Roadmap

Photo of people socializing at a reception at the Harvard Science and Engineering Complex

OpenDP’s core initiatives are detailed in the Roadmap. These initiatives are not comprehensive: there are lines of work that don’t fit clearly into an initiative and may not be represented here. We’ve broken the initiatives down into three categories: In-Progress, Planning/Design and Future.


In Progress

What the development team and community are working on right now:

Algorithmic Primitives

As needed to support use-case partners and to improve the usability and utility of the OpenDP Library, we are broadening the suite of supported mechanisms and combinators. Some of the near-term primitives include:

  • Variations of above threshold and sparse vector
  • Variations of private selection from private candidates

More Dataframe Functionality

The OpenDP Library integrates with the Polars dataframe library. OpenDP 0.11 Polars supports counts, sums, means, medians and quantiles, as well as grouping with protected group keys. The library operates under either add/remove or change-one neighboring relations, and uses Laplace, Gaussian and variations of the Exponential mechanism as appropriate. We plan to extend this functionality:

  • Automatic rewriting of queries to satisfy differential privacy. This would improve library usability, allow us to privatize standard SQL queries, and ultimately allow a tighter integration with SmartNoise SQL.
  • Add support for joins

More R Package Functionality

While the low-level Framework API is supported for Python and R, higher level interfaces which improve usability (Context API, Polars and Plugins) are not yet supported in R.

DP Wizard

We plan to add support for linear regression and synthetic data in DP Wizard.

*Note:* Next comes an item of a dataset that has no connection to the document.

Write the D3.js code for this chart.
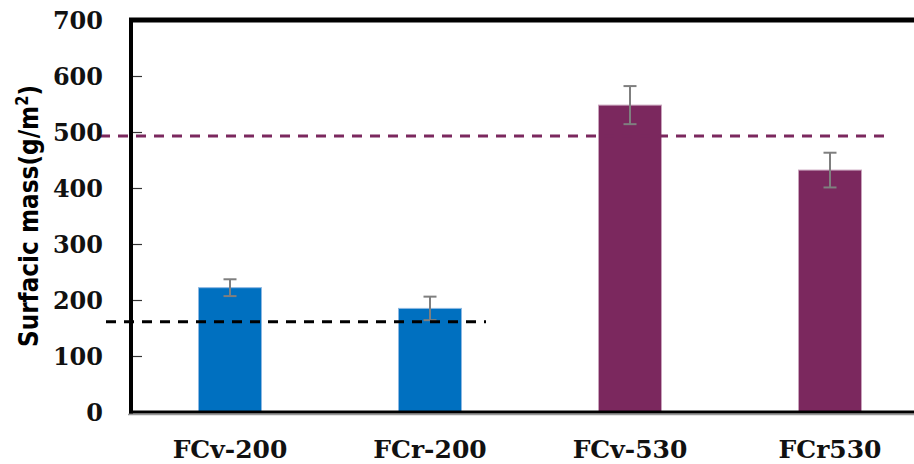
<!DOCTYPE html>
<html>
<head>
<meta charset="utf-8">
<script src="https://cdn.jsdelivr.net/npm/d3@7"></script>
<style>
  html, body { margin: 0; padding: 0; background: #fff; }
  svg { display: block; }
</style>
</head>
<body>
<div id="chart"></div>
<script>
// Surfacic mass of the four fabrics, mean with standard deviation
const categories = ["FCv-200", "FCr-200", "FCv-530", "FCr530"];
const means = [222, 185, 548, 432];
const errors = [15, 21, 34, 31];
const groups = ["200", "200", "530", "530"];
const yTicks = [0, 100, 200, 300, 400, 500, 600, 700];
// nominal surfacic mass of each group, drawn as dashed reference lines
const targetGroups = ["200", "530"];
const targetValues = [161, 493];
const targetLastCategory = ["FCr-200", "FCr530"];

const W = 914, H = 464;
const margin = { top: 20, right: -16, bottom: 52, left: 130 };

const color = d3.scaleOrdinal().domain(["200", "530"]).range(["#0070C0", "#7B285E"]);
const edge = d3.scaleOrdinal().domain(["200", "530"]).range(["#8DB8E2", "#C9A3BC"]);

const svg = d3.select("#chart").append("svg").attr("width", W).attr("height", H);

const x = d3.scaleBand().domain(categories)
  .range([margin.left, W - margin.right]).paddingInner(0.685).paddingOuter(0.3425);
const y = d3.scaleLinear().domain([0, 700]).range([H - margin.bottom, margin.top]);

// bars
svg.append("g").selectAll("rect").data(categories).join("rect")
  .attr("x", d => x(d))
  .attr("y", (d, i) => y(means[i]))
  .attr("width", x.bandwidth())
  .attr("height", (d, i) => y(0) - y(means[i]))
  .attr("fill", (d, i) => color(groups[i]))
  .attr("stroke", (d, i) => edge(groups[i]))
  .attr("stroke-width", 1);

// error bars
const eb = svg.append("g").attr("stroke", "#7F7F7F").attr("stroke-width", 2);
categories.forEach((c, i) => {
  const cx = x(c) + x.bandwidth() / 2;
  eb.append("line").attr("x1", cx).attr("x2", cx)
    .attr("y1", y(means[i] + errors[i])).attr("y2", y(means[i] - errors[i]));
  [means[i] + errors[i], means[i] - errors[i]].forEach(v => {
    eb.append("line").attr("x1", cx - 6.5).attr("x2", cx + 6.5)
      .attr("y1", y(v)).attr("y2", y(v));
  });
});

// dashed reference lines
targetGroups.forEach((g, i) => {
  const last = targetLastCategory[i];
  svg.append("line")
    .attr("x1", margin.left - (g === "200" ? 24 : 30))
    .attr("x2", x(last) + x.bandwidth() / 2 + (g === "200" ? 56 : 60))
    .attr("y1", y(targetValues[i])).attr("y2", y(targetValues[i]))
    .attr("stroke", g === "200" ? "#000" : color(g))
    .attr("stroke-width", 3)
    .attr("stroke-dasharray", "10,8");
});

// frame: top border, left axis, bottom axis
svg.append("line").attr("x1", margin.left - 1).attr("x2", W)
  .attr("y1", y(700)).attr("y2", y(700)).attr("stroke", "#000").attr("stroke-width", 5);
svg.append("line").attr("x1", margin.left - 2).attr("x2", W)
  .attr("y1", y(0) + 2.5).attr("y2", y(0) + 2.5).attr("stroke", "#999").attr("stroke-width", 1.5);
svg.append("line").attr("x1", margin.left - 1).attr("x2", W)
  .attr("y1", y(0)).attr("y2", y(0)).attr("stroke", "#000").attr("stroke-width", 3);
svg.append("line").attr("x1", margin.left + 1).attr("x2", margin.left + 1)
  .attr("y1", y(700) - 2).attr("y2", y(0) + 1.5).attr("stroke", "#000").attr("stroke-width", 4);

// y axis: inner ticks and labels
const yAxis = d3.axisRight(y).tickValues(yTicks).tickSize(9).tickFormat("");
const ya = svg.append("g").attr("transform", `translate(${margin.left + 3},0)`).call(yAxis);
ya.select(".domain").remove();
ya.selectAll(".tick line").attr("stroke", "#333").attr("stroke-width", 1.2)
  .filter(d => d === 0 || d === 700).remove();

svg.append("g").selectAll("text").data(yTicks).join("text")
  .attr("x", margin.left - 27)
  .attr("y", d => y(d))
  .attr("dy", "0.36em")
  .attr("text-anchor", "end")
  .attr("font-family", "DejaVu Serif")
  .attr("font-weight", "bold")
  .attr("font-size", 24)
  .attr("fill", "#111")
  .text(d => d);

// category labels
svg.append("g").selectAll("text").data(categories).join("text")
  .attr("x", d => x(d) + x.bandwidth() / 2)
  .attr("y", 458)
  .attr("text-anchor", "middle")
  .attr("font-family", "DejaVu Serif")
  .attr("font-weight", "bold")
  .attr("font-size", 25)
  .attr("fill", "#111")
  .text(d => d);

// y axis title, condensed along its reading direction
const yt = svg.append("text")
  .attr("transform", "translate(38,216) rotate(-90) scale(0.86,1)")
  .attr("text-anchor", "middle")
  .attr("font-family", "DejaVu Sans")
  .attr("font-weight", "bold")
  .attr("font-size", 27)
  .attr("fill", "#000");
yt.append("tspan").text("Surfacic mass(g/m");
yt.append("tspan").attr("font-size", 17).attr("dy", -10).text("2");
yt.append("tspan").attr("dy", 10).text(")");
</script>
</body>
</html>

Differential Privacy Deployments Registry

  • Develop governance structures to guide the development of http://registry.opendp.org/
  • Document our plans in a whitepaper
  • Continue to improve the deployment descriptions and the UI

Planning / Design

Strategic items that we’ve prioritized and are designing and testing. 

Alternate Dataset Types

Most of the algorithms in the OpenDP library operate on row-oriented multisets (i.e., tabular data). However, the library was designed to accommodate any type of dataset. We plan to extend the library to support other types of datasets, like graphs and streams.

External Compute

OpenDP functions are currently limited to running on a single CPU. In order to support larger datasets and more computationally intensive operations, we need to extend the library to support multiple machines and external compute resources. The plan is to provide combinators that execute Polars logical plans representing private computations on other compute backends. This approach allows OpenDP to reuse the privacy calculus implemented over the Polars Logical Plan DSL.


Future

What we’d like to work on but haven’t yet prioritized.

  • Federated Machine Learning
  • Uncertainty Estimates and Utility Framework
  • Additional Models of Privacy